Bloomberg targets NRA with big money
In a report by the New York Times, Bloomberg announced plans to spend $50 million this year in order to establish a grass-roots network of gun-control advocates across the United States.
Bloomberg already funds a couple of groups, known as Mayors Against Illegal Guns in addition to Moms Demand Action for Gun Sense in America. Through his new initiative, these groups will be pooled under one banner called Everytown for Gun Safety.
According to CNN, the group will advocate for an expansion of background checks, stricter laws on gun trafficking, keeping weapons out of the hands of domestic abusers, and gun safety education.
At the same time, Bloomberg said the organization will directly challenge the NRA while using similar tactics to attack politicians who oppose its agenda, regardless of their party affiliation.
“They [the NRA] say, ‘We don’t care. We’re going to go after you,’ ” he told the New York Times. “‘If you don’t vote with us we’re going to go after your kids and your grandkids and your great-grandkids. And we’re never going to stop.’”
“We’ve got to make them afraid of us.”
In the NRA, Bloomberg faces a formidable organization with significant resources. Since 1990, the gun group has spent almost $150 million on political campaigns, with another $30 million spent on lobbying since 1998. In the first two months of 2014, the group has raised about $14 million for spending during this year’s midterm elections.
Despite the aggressive approach Bloomberg plans to take – he’s also hired high-profile names such as Warren Buffett and former Homeland Security secretary Tom Ridge – not everyone is convinced the push is worthwhile.
“He’s got the money to waste,” Larry Pratt of Gun Owners of America told the Times. “So I guess he’s free to do so. But frankly, I think he’s going to find out why his side keeps losing.”

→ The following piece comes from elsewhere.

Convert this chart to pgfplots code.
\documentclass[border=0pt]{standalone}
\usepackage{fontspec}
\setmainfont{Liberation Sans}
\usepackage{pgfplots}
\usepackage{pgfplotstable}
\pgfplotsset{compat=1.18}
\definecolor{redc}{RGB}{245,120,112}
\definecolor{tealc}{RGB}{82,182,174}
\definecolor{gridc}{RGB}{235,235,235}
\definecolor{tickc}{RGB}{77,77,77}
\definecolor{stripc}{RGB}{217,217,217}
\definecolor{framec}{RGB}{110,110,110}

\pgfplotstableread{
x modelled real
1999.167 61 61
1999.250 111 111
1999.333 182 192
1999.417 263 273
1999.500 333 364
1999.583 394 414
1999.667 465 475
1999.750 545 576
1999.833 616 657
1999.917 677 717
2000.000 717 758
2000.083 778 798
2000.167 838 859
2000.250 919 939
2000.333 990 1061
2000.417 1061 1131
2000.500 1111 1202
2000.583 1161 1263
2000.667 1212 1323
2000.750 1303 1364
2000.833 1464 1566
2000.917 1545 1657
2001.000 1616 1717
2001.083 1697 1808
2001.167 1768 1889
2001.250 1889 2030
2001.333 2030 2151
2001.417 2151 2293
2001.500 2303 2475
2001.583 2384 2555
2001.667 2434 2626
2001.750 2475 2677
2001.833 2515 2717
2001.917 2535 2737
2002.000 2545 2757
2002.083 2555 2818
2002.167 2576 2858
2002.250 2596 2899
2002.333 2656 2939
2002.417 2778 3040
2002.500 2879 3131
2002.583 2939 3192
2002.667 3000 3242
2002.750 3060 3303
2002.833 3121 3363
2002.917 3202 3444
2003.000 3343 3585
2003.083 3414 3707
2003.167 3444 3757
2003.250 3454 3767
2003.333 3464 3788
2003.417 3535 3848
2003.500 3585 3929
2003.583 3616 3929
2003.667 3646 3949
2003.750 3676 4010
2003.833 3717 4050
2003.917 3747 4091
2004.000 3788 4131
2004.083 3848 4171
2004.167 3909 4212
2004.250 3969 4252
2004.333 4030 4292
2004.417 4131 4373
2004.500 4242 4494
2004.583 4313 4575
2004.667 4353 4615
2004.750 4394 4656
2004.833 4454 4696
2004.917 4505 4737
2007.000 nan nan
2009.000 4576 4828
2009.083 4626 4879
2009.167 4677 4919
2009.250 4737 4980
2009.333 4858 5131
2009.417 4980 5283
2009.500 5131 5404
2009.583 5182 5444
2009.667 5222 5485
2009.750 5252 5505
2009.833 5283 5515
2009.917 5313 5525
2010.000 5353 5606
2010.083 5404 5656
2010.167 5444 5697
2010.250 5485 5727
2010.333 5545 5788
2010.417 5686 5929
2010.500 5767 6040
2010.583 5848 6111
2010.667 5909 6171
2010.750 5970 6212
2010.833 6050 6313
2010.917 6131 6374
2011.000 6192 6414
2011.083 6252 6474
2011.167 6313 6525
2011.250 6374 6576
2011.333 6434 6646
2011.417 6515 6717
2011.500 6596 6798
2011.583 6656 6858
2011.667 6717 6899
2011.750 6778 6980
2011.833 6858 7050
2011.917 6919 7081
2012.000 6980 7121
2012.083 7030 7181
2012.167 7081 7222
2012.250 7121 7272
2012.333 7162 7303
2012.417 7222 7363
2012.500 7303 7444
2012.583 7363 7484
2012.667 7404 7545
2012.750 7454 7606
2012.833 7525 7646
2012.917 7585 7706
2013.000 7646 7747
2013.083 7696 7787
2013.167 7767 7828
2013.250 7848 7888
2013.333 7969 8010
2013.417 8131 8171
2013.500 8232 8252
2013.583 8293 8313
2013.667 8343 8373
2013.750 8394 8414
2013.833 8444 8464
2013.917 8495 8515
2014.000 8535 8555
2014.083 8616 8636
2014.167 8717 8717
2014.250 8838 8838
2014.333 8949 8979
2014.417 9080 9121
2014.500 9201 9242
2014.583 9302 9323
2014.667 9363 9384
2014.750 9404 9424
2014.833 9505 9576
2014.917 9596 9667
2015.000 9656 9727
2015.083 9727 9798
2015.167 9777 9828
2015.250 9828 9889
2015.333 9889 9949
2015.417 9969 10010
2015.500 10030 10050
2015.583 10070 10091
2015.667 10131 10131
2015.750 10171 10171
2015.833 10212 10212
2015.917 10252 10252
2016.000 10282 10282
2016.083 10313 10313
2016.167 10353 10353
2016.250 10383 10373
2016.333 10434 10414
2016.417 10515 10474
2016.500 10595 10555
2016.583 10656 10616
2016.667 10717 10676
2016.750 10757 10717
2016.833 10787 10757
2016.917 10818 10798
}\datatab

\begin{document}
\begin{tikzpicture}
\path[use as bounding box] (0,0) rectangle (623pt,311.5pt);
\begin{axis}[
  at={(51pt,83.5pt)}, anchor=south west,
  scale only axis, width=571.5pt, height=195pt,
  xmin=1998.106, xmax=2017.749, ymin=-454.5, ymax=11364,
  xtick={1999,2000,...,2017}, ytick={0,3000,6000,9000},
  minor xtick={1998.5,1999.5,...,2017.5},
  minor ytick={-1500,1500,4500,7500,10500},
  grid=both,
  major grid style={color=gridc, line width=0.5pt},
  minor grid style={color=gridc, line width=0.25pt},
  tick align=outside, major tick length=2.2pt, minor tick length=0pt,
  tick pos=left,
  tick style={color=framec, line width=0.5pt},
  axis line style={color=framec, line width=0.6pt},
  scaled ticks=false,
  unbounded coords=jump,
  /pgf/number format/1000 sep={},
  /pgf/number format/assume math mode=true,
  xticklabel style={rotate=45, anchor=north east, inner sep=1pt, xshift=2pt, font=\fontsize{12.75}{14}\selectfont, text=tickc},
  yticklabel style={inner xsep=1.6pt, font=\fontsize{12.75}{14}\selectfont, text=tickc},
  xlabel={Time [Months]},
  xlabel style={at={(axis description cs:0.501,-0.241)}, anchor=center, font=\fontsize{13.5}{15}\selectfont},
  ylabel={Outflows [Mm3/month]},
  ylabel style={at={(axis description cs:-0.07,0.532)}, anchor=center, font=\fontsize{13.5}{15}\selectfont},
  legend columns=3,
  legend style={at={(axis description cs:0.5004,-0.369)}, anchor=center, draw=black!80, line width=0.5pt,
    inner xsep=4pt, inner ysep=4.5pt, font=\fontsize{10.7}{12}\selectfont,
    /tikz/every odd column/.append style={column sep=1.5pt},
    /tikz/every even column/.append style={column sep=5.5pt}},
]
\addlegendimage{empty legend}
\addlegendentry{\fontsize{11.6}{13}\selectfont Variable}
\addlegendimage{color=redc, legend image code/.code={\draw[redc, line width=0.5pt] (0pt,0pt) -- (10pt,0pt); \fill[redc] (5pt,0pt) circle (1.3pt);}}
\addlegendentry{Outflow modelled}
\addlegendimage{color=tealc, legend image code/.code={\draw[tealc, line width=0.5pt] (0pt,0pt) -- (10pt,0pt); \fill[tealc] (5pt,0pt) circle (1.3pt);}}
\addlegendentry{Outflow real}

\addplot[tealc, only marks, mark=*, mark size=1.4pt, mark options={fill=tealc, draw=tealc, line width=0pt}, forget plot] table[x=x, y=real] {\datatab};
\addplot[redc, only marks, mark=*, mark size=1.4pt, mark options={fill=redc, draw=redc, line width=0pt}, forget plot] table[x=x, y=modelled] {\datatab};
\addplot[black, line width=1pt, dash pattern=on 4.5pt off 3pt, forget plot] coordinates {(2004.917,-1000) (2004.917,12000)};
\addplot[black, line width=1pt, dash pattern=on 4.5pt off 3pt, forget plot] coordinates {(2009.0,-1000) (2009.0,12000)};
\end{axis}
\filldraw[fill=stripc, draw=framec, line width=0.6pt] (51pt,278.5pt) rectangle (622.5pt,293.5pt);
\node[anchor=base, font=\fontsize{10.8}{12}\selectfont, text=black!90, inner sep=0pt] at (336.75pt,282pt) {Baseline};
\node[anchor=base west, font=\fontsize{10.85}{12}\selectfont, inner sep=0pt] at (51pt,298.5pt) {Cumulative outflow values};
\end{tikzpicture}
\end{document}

Speaking with CNN last year, Mark Kelly – the husband of former Arizona Rep. Gabrielle Giffords, who was shot and severely injured in 2011 – described the uphill struggle gun control supports have against groups like the NRA.
"I don't want to lay blame anywhere, but it is a reality that the gun lobby has an incredible amount of political influence with members of Congress in Washington," he said. "I mean, it's very clear that many members take their cues on this issue from the gun lobby.”
While Bloomberg’s group will target both Democrats and Republicans, Moms Demand Action founder Shannon Watts believes that efforts to reach out to women, swing voters in recent elections, will be just as important.
“Right now, women, when they go to the polls, they vote on abortion, they vote on jobs, they vote on health care,” she told the Times. “We want one of those things to be gun violence prevention.”